Это старое, средневековое начало, восходящее корнями еще к дофеодальному институту родовой вражды и кровной мести, напоминает картину эгоистического своеволия феодальных баронов, изображенную в почти одновременно созданных Шекспиром хрониках. И как там, так и здесь носителем здорового начала, пытающимся обуздать этот разгул анархо-феодальных сил, выступает монарх, веронский герцог, обрекший на изгнание всякого, кто возьмется за оружие, возобновив эту старую внутреннюю распрю.
Но есть еще третья сила, более великая и мощная, чем монарх, сила, выразителем воли которой, как представлялось Шекспиру и как грезилось столь многим в XVI–XVII веках, являлся монарх. Это — народ. Не случайно во время очередного уличного побоища между приверженцами обоих домов (I, 1) на сцену выбегают горожане и пристава с палками, крича: «Бей Капулетти!» — «Бей Монтекки!», а некоторые призывают бить без разбору и тех и других; ибо дерущиеся, и те и другие, одинаково чужды и враждебны им вследствие их упорства в застарелом соперничестве. Так и Меркуцио, друг Ромео, жизнерадостный и остроумный выразитель духа Ренессанса, умирая от руки Тибальта, одного из Капулетти, не делает различия между ними, когда восклицает: «Чума на оба ваши дома!» (III, 1). И в последней сцене, когда все уже свершилось, мы узнаем, что народ с криками: «Ромео!», «Джульетта!», «граф Парис!» — бежит по улицам, очевидно, стремясь увидеть тела всех трех погибших и выразить им свое сочувственное восхищение.

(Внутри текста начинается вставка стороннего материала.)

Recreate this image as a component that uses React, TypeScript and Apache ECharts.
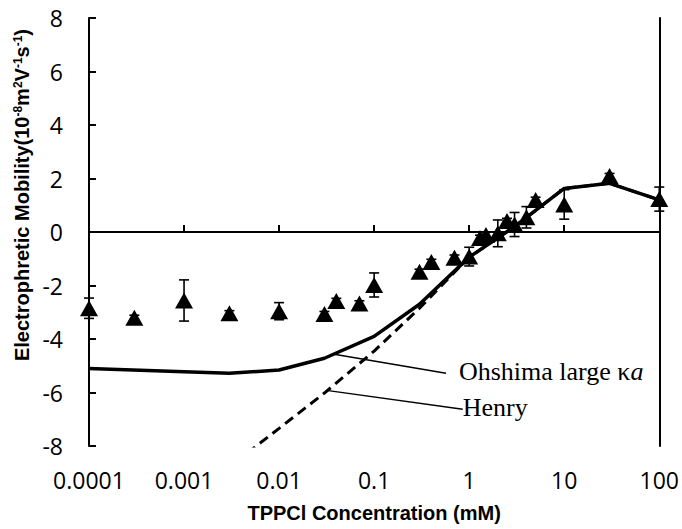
import React, { useEffect, useRef } from 'react';
import * as echarts from 'echarts';

// Experimental data (TPPCl concentration, mM)
const expConc = [0.0001, 0.0003, 0.001, 0.003, 0.01, 0.03, 0.04, 0.07, 0.1, 0.3, 0.4, 0.7, 1.0, 1.3, 1.5, 2.0, 2.5, 3.0, 4.0, 5.0, 10, 30, 100];
const expMobility = [-2.85, -3.21, -2.56, -3.04, -2.96, -3.07, -2.58, -2.67, -1.98, -1.49, -1.12, -0.96, -0.92, -0.22, -0.11, -0.05, 0.41, 0.28, 0.55, 1.2, 1.03, 2.09, 1.23];
const expError = [0.38, 0.1, 0.77, 0.1, 0.32, 0.1, 0.1, 0.1, 0.45, 0.1, 0.1, 0.1, 0.35, 0.1, 0.1, 0.5, 0.1, 0.45, 0.4, 0.1, 0.55, 0.1, 0.45];

// Model curves
const ohshimaConc = [0.0001, 0.001, 0.003, 0.01, 0.03, 0.1, 0.3, 1, 3, 10, 30, 100];
const ohshimaMobility = [-5.1, -5.22, -5.28, -5.16, -4.72, -3.9, -2.7, -0.94, 0.2, 1.63, 1.82, 1.2];
const henryConc = [0.001, 0.003, 0.01, 0.03, 0.1, 0.3, 1, 3, 10, 30, 100];
const henryMobility = [-10.1, -8.78, -7.34, -6.02, -4.45, -2.85, -0.94, 0.2, 1.63, 1.82, 1.2];

// Tick labels
const xTickLabels = ['0.0001', '0.001', '0.01', '0.1', '1', '10', '100'];

// Annotation leader lines (data coordinates)
const ohshimaLeader = [[0.038, -4.57], [0.57, -5.28]];
const henryLeader = [[0.033, -5.93], [0.855, -6.63]];

const TICK_FONT = 'Open Sans';

export default function App() {
  const ref = useRef<HTMLDivElement>(null);
  useEffect(() => {
    document.body.style.margin = '0';
    const chart = echarts.init(ref.current!, null, { renderer: 'svg' });
    const option: any = {
      animation: false,
      backgroundColor: '#fff',
      grid: { left: 89, right: 21, top: 18, bottom: 83, containLabel: false },
      xAxis: {
        type: 'log',
        logBase: 10,
        min: 0.0001,
        max: 100,
        axisLine: { show: true, lineStyle: { color: '#000', width: 2 } },
        axisTick: { show: true, inside: true, length: 7, lineStyle: { color: '#000', width: 2 } },
        minorTick: { show: false },
        splitLine: { show: false },
        axisLabel: {
          color: '#000',
          fontFamily: TICK_FONT,
          fontSize: 23,
          margin: 22,
          formatter: (v: number) => {
            const i = Math.round(Math.log10(v)) + 4;
            return xTickLabels[i] ?? '';
          },
        },
        name: 'TPPCl Concentration (mM)',
        nameLocation: 'middle',
        nameGap: 57,
        nameTextStyle: { color: '#000', fontFamily: 'Liberation Sans', fontWeight: 'bold', fontSize: 20 },
      },
      yAxis: [
        {
          type: 'value',
          min: -8,
          max: 8,
          interval: 2,
          axisLine: { show: true, lineStyle: { color: '#000', width: 2 } },
          axisTick: { show: true, inside: true, length: 7, lineStyle: { color: '#000', width: 2 } },
          splitLine: { show: false },
          axisLabel: { color: '#000', fontFamily: TICK_FONT, fontSize: 23, margin: 26 },
        },
        {
          type: 'value',
          position: 'right',
          min: -8,
          max: 8,
          interval: 2,
          axisLine: { show: true, lineStyle: { color: '#000', width: 2 } },
          axisTick: { show: false },
          axisLabel: { show: false },
          splitLine: { show: false },
        },
      ],
      series: [
        {
          name: 'Ohshima large κa',
          type: 'line',
          data: ohshimaConc.map((c, i) => [c, ohshimaMobility[i]]),
          showSymbol: false,
          symbol: 'none',
          lineStyle: { color: '#000', width: 3.5 },
          z: 2,
          markLine: {
            silent: true,
            symbol: ['none', 'none'],
            label: { show: false },
            lineStyle: { color: '#000', width: 1.5, type: 'solid' },
            data: [{ yAxis: 0 }],
          },
        },
        {
          name: 'Henry',
          type: 'line',
          data: henryConc.map((c, i) => [c, henryMobility[i]]),
          showSymbol: false,
          symbol: 'none',
          clip: true,
          lineStyle: { color: '#000', width: 3, type: [10, 6] },
          z: 2,
        },
        {
          name: 'errors',
          type: 'custom',
          data: expConc.map((c, i) => [c, expMobility[i], expError[i]]),
          encode: { x: 0, y: 1 },
          z: 3,
          renderItem: (params: any, api: any) => {
            const x = api.value(0);
            const y = api.value(1);
            const e = api.value(2);
            const p1 = api.coord([x, y + e]);
            const p2 = api.coord([x, y - e]);
            const w = 5;
            const st = { stroke: '#000', lineWidth: 1.6 };
            return {
              type: 'group',
              children: [
                { type: 'line', shape: { x1: p1[0], y1: p1[1], x2: p2[0], y2: p2[1] }, style: st },
                { type: 'line', shape: { x1: p1[0] - w, y1: p1[1], x2: p1[0] + w, y2: p1[1] }, style: st },
                { type: 'line', shape: { x1: p2[0] - w, y1: p2[1], x2: p2[0] + w, y2: p2[1] }, style: st },
              ],
            };
          },
        },
        {
          name: 'Experiment',
          type: 'scatter',
          data: expConc.map((c, i) => [c, expMobility[i]]),
          symbol: 'triangle',
          symbolSize: [18, 16],
          itemStyle: { color: '#000', opacity: 1 },
          z: 4,
        },
      ],
    };
    chart.setOption(option);

    const px = (p: number[]) => chart.convertToPixel({ xAxisIndex: 0, yAxisIndex: 0 }, p) as number[];
    const o0 = px(ohshimaLeader[0]);
    const o1 = px(ohshimaLeader[1]);
    const h0 = px(henryLeader[0]);
    const h1 = px(henryLeader[1]);
    const serif = 'Liberation Serif';
    chart.setOption({
      graphic: [
        { type: 'line', shape: { x1: o0[0], y1: o0[1], x2: o1[0], y2: o1[1] }, style: { stroke: '#000', lineWidth: 1.5 } },
        { type: 'line', shape: { x1: h0[0], y1: h0[1], x2: h1[0], y2: h1[1] }, style: { stroke: '#000', lineWidth: 1.5 } },
        {
          type: 'text',
          x: o1[0] + 13,
          y: o1[1] - 2,
          style: {
            text: '{n|Ohshima large κ}{i|a}',
            rich: {
              n: { fontFamily: serif, fontSize: 26, color: '#000' },
              i: { fontFamily: serif, fontSize: 26, fontStyle: 'italic', color: '#000' },
            },
            fill: '#000',
            align: 'left',
            verticalAlign: 'middle',
          },
        },
        {
          type: 'text',
          x: h1[0],
          y: h1[1] - 2,
          style: {
            text: 'Henry',
            fontFamily: serif,
            fontSize: 26,
            fill: '#000',
            align: 'left',
            verticalAlign: 'middle',
          },
        },
        {
          type: 'text',
          x: 22,
          y: 195,
          rotation: Math.PI / 2,
          style: {
            text: '{a|Electrophretic Mobility(10}{s|-8}{a|m}{s|2}{a|V}{s|-1}{a|s}{s|-1}{a|)}',
            rich: {
              a: { fontFamily: 'Liberation Sans', fontWeight: 'bold', fontSize: 20, color: '#000' },
              s: { fontFamily: 'Liberation Sans', fontWeight: 'bold', fontSize: 12, color: '#000', verticalAlign: 'top' },
            },
            fill: '#000',
            align: 'center',
            verticalAlign: 'middle',
          },
        },
      ],
    });

    return () => chart.dispose();
  }, []);
  return <div ref={ref} style={{ width: 682, height: 529 }} />;
}
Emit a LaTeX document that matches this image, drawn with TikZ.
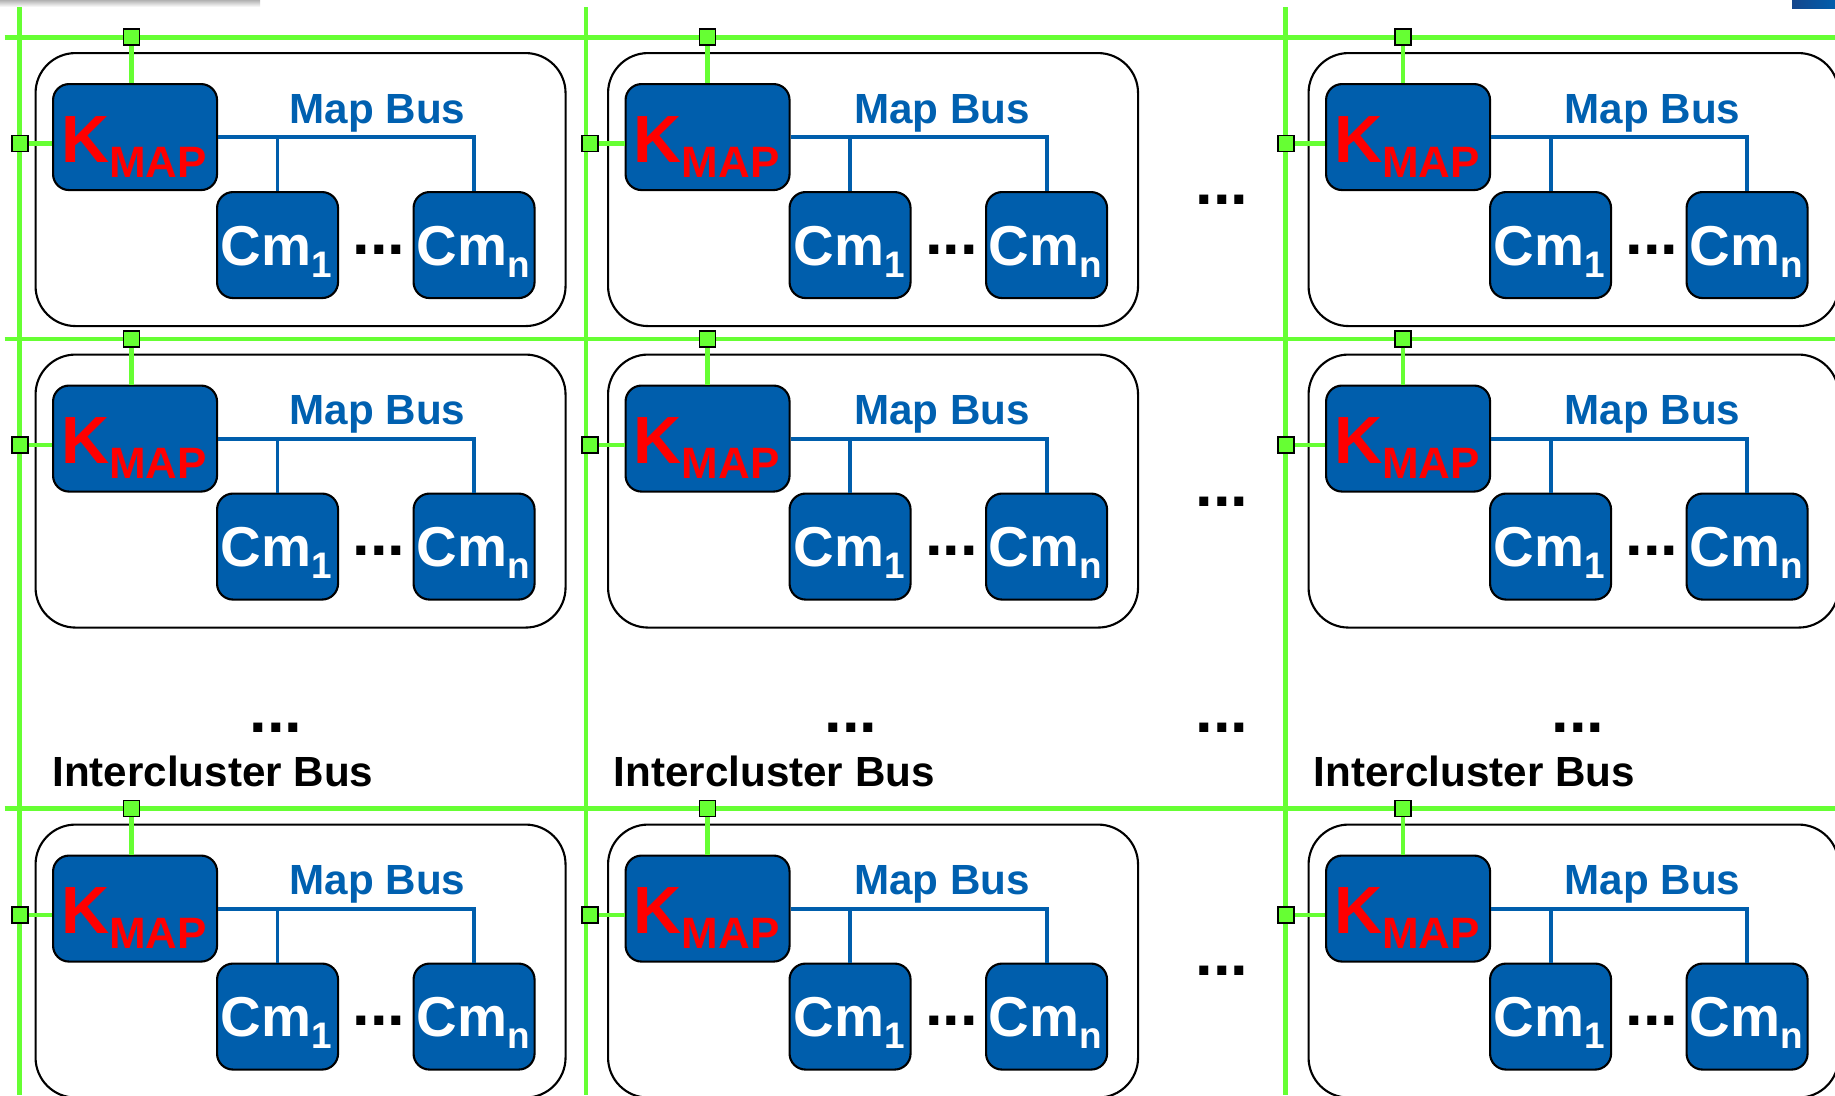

Воплощенное в темной распре двух семей злое начало глубоко противоположно гуманистическим идеям свободы, человечности, радости жизни, воплощенным в образах Ромео и Джульетты.
Злоба и ненависть убили светлое, молодое чувство. Но в своей смерти юные любовники победили. Над их гробом происходит примирение обеих семей. Поэтому от трагедии в целом веет не пессимизмом, а бодрым утверждением новой жизни. История Ромео и Джульетты, которым их родители клянутся соорудить золотые статуи, будет жить в веках как обличение человеческой слепоты и бездушия, как славословие правды и любви. Так любовь оказалась сильнее ненависти.
Это приводит нас к вопросу, упорно обсуждавшемуся в шекспировской критике: можно ли признать пьесу трагедией в полном смысле слова. Этому препятствует помимо только что указанного жизнеутверждающего финала общий светлый фон ее. Вся пьеса как-то особенно «принаряжена» и расцвечена. Замечательно обилие в ней веселых сценок и шуток. Комический элемент мы встретим и в других, более поздних трагедиях Шекспира («Гамлет», «Макбет», особенно «Король Лир»), но там он имеет целью усилить трагическое, оттенив его. Здесь же он приобретает почти самостоятельное значение, ослабляя трагическое. Сходным образом и картина столь короткого, но такого полного и светозарного счастья любящих (III, 5) уравновешивает, — если не превозмогает, — горечь их печального конца. С этим связано и обилие рифм, введение в диалог (в двух местах) сонетной формы, и нередкие черты эвфуизма (см., например, жалобу Джульетты, получившей известие о смерти Тибальта; III, 2), симметрия многих мотивов и эпизодов, обилие в пьесе музыки и тому подобные «прикрасы», усиливающие веселый, жизнерадостный тон многих мест.
Но больше всего мешает признать пьесу трагедией в шекспировском понимании этого термина то, что наряду с борьбой героев против их окружения здесь нет внутренней их борьбы (как, скажем, в «Гамлете», «Отелло», отчасти «Макбете» и т. п.).
Тем не менее, если пьеса и не удовлетворяет всем требованиям жанра трагедии, она все же воспринимается нами как трагедия — как особый тип трагедии, трагедии лирической и оптимистической — по величественности образов и возвышенной величавости борьбы, которую ведут протагонисты пьесы с господствующим укладом. И то и другое нисколько не умаляется тем, что борьба эта далеко не является непосильной или преждевременной, как мы обычно наблюдаем это в трагедиях эпохи (например, в названных выше трагедиях Шекспира), а наоборот, победа светлого начала кажется обеспеченной и исторически созревшей. В этом-то и заключается своеобразие данной пьесы в ряду творений Шекспира, как бы мы ее ни называли, следуя терминологии канонической поэтики.